Im Rahmen einer Wiener Erstaufführung zeigt die Freie Bühne Wieden Flo Staffelmayrs Stück „KIM“, in dem der Autor (*1971 in Straßburg) viele Facetten des brisanten Themas aufzeigt. Die Einsatzmöglichkeiten künstlicher Intelligenz sind mittlerweile nahezu unerschöpflich – von Chatbots, die auf Webseiten in einen Dialog mit Usern treten können, über virtuelle Assistenten wie Siri oder Alexa oder die in der Handlung thematisierten Pflegeroboter. Michaela Ehrenstein hat das Drei-Personen-Stück mit Fokus auf die komplexe Materie inszeniert, wobei auch den Themen erste Liebe und Selbstfindung Raum geboten wird. Martin Gesslbauer hat auf der Bühne eine Art Kontrollzentrum des Professors eingerichtet, von dem das Versuchslabor, in dem Lotte und KIM aufeinander treffen, mittels mobilem Paravent getrennt ist.

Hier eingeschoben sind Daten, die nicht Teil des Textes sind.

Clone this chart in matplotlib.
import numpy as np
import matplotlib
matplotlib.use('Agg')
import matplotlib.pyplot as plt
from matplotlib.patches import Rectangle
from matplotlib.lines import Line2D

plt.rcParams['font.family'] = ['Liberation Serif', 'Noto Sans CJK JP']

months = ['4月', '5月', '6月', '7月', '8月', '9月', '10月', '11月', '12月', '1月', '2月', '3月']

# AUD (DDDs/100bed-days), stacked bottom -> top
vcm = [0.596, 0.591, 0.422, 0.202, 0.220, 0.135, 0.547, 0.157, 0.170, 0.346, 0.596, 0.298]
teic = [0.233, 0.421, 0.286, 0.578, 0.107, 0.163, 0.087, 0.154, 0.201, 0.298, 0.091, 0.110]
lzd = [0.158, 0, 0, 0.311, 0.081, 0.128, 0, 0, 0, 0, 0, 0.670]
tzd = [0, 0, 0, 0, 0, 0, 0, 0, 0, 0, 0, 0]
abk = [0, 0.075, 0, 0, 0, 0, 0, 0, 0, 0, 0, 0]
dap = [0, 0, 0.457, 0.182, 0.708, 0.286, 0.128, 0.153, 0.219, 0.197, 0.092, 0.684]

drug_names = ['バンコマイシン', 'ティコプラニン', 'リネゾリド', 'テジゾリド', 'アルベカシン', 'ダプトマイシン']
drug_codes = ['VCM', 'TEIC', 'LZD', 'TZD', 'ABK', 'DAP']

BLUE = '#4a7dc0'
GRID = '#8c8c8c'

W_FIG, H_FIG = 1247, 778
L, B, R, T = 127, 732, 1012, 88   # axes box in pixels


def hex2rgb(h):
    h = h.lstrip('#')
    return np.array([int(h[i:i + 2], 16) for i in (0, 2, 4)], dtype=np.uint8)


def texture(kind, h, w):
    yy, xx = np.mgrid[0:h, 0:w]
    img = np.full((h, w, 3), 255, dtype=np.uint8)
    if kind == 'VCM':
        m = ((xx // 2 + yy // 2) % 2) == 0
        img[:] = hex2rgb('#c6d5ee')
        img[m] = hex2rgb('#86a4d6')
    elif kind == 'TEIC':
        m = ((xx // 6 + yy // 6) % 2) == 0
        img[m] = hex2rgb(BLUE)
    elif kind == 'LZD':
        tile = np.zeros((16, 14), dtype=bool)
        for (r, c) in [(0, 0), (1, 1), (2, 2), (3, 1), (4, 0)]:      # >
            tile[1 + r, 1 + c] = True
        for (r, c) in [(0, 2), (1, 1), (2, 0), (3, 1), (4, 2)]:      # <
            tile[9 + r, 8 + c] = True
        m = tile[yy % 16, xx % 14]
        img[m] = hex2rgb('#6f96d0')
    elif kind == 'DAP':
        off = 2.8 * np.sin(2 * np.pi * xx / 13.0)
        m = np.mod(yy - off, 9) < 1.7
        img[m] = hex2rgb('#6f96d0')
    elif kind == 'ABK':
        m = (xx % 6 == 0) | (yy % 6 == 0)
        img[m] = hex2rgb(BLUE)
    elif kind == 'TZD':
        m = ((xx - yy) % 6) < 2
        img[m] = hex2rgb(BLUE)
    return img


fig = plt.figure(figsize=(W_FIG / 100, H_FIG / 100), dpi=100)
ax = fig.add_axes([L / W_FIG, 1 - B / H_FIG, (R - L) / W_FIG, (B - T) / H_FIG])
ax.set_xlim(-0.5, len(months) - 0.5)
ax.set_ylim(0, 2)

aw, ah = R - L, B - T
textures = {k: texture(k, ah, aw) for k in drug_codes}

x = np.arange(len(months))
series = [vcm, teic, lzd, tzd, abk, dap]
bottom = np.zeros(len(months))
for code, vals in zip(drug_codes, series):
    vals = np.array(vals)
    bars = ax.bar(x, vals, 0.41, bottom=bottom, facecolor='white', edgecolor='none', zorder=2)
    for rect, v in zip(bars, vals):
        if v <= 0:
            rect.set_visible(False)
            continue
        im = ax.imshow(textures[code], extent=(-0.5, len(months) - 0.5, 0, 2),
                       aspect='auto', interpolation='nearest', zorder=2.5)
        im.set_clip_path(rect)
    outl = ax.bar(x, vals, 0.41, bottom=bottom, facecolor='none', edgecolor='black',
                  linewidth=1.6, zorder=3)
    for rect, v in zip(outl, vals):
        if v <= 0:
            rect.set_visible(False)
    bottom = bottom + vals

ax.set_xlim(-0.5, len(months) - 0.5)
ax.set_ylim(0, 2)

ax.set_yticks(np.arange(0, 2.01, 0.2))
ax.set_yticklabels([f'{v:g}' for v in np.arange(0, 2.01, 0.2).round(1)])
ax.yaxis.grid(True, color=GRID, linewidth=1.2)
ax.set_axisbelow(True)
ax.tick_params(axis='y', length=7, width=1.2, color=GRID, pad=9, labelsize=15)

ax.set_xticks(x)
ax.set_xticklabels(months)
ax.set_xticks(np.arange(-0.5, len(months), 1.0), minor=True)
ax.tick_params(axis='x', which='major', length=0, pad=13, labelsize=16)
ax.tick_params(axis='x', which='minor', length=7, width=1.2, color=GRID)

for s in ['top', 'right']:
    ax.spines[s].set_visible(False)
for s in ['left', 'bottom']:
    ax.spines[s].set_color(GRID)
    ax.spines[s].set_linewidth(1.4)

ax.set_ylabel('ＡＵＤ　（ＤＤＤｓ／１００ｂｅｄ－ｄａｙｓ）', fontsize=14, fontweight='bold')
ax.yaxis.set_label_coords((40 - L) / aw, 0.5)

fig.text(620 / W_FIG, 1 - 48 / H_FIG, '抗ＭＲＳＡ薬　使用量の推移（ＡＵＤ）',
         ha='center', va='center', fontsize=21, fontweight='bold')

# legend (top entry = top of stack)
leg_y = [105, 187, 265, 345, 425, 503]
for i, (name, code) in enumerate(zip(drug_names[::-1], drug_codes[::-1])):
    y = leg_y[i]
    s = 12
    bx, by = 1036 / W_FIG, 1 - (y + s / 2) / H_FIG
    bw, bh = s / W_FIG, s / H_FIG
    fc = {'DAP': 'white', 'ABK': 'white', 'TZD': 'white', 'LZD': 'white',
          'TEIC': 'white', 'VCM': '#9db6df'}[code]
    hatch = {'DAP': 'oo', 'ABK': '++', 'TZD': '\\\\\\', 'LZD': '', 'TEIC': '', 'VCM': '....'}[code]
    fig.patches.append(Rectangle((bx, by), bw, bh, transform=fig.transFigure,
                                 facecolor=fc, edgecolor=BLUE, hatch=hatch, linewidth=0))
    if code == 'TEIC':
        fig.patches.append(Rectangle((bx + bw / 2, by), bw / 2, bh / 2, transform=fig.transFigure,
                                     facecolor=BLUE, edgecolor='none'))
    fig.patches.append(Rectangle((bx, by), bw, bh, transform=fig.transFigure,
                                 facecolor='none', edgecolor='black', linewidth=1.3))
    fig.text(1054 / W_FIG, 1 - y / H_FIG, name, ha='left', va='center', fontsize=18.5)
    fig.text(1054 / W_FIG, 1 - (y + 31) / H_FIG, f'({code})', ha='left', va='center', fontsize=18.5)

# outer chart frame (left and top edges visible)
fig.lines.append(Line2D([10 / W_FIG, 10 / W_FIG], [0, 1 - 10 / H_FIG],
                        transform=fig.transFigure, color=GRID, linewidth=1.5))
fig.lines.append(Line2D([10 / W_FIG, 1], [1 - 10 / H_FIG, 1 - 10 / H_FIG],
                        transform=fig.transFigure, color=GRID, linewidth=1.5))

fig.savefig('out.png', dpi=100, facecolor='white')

Solcherart spiegelt sich die nüchtern-rationale Atmosphäre perfekt wider.

Das Ensemble glänzt mit großer Spielfreude: Barbara Edinger mimt sehr berührend das junge Mädchen Lotte, das noch mit seiner Unsicherheit zu kämpfen hat, sich im Laufe der Handlung jedoch mehr und mehr seiner menschlichen Stärken gewahr wird. Katrin Fuchs verkörpert Kim, die künstliche Intelligenz in Menschenform, die wissbegierig alles wahrnimmt, was sie in Gesprächen mit Lotte lernen kann mit großer Wahrhaftigkeit: Gestik und Mimik sind zu Beginn noch an das Roboterdasein angepasst und muten im Verlauf des Stücks immer menschlicher an. Kurt Hexmann gibt sehr gekonnt einen wenig durchschaubaren, leicht unheimlich wirkenden Professor, der seinem Forschungsdrang oberste Priorität einräumt, auch zu Ungunsten von Datenschutz und persönlicher Freiheit.
Fazit: Ein vielschichtiges Thema, das Fragen aufwirft und zur Diskussion einlädt. Geeignet für alle ab 12 Jahren.
„KIM“ von Flo Staffelmayr: Gespielt wird am 27. und 29. Jänner 2025 in der Freien Bühne Wieden (4., Wiedner Hauptstraße 60b), Beginn jeweils: 19.30 Uhr.